Everyday Prodigal

by

I don’t know about you, but sometimes I can be wasteful with my moments. I throw away the extravagant, the blessing, the inheritance to find myself sunk low. And it happens in an instant.

The child whines; my temper flares. The so-called friend slanders me; bitterness takes root. Plans go awry; my flesh cries out, demanding its own way. Gossip around me stirs; I enter in. I find myself bored or upset; I turn to food for comfort rather than the God who comforts.

How many ways can I fail in a single day? How much waste can I leave in my wake?

We read the parable of the prodigal son and we imagine this one, life-altering experience. We think, “Sure, I was a prodigal at one time.” But our expectations lie in wait, convincing us that once we’ve returned to the Father after that long time away, everything should be smooth. We think, “I’d never do that again.”

But then we do.

I am an everyday prodigal.

We think of the prodigal son and remember his self-centeredness and his wastefulness with the gifts given by his Father. “Prodigal” actually means “wasteful.” He cared only for himself. He didn’t think about the pain his selfishness would cause. He didn’t imagine his Father would be waiting every single day for His son to appear on the horizon.

But when he came to the end of himself, the prodigal son made a choice that changed everything. He arose. He humbled himself and began the walk back to his Father and his home.

“And he arose and came to his father. But while he was still a long way off, his father saw him and felt compassion, and ran and embraced him and kissed him.” Luke 15:20

He arose. He humbled himself. He realized his own end and found a fresh beginning.

It amazes me, nearly three decades into this walk with Jesus, that there’s so much more to discover than what I know. He’s still piercing through my preconceptions, teaching me, breaking off lies I’ve believed. Just a few days ago, I heard a song by Crowder that rocked my idea of what it meant to be a prodigal.
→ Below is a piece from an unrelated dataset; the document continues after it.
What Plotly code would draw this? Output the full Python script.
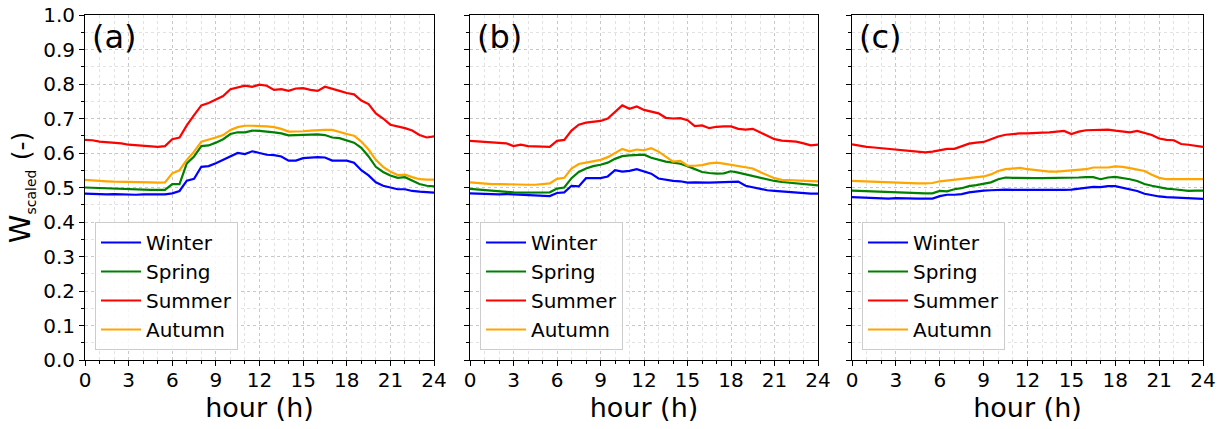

“If you’re lost and wandering

Come stumbling in like a prodigal child.

See the walls start crumbling;

Let the gates of glory open wide.

If you’re lost and wrecked again

Come stumbling in like a prodigal child.

See the walls start crumbling;

Let the gates of glory open wide.”

Everyday, I wander. Everyday, I am wrecked. And everyday, I have a choice: continue or return. I don’t return to God walking tall and strong. I come stumbling in, head low, feet unsure. I think through my list of all the things I need to do to earn my place back in His home, in His heart.

But, when I’ve put one stumbling foot in front of another, pointing my toes in His direction, I barely have a chance to look up to meet His eyes before I feel His embrace, His kisses lavished on me, unworthy.

Everyday. Not just once. Not just for “something big.” For every slip, every failure along the way of this life.

Arise. Be received with open arms.

Humble yourself. Be lifted up, returned to your place of sonship.

Step towards the Father. He will come running to embrace you.

He reminds me that my list will never be enough, but His love is. He reminds me I don’t have to be strong, because He is. He reminds me that I just need to make a choice and turn my steps towards Him. He’ll make up the distance my feet could never cover.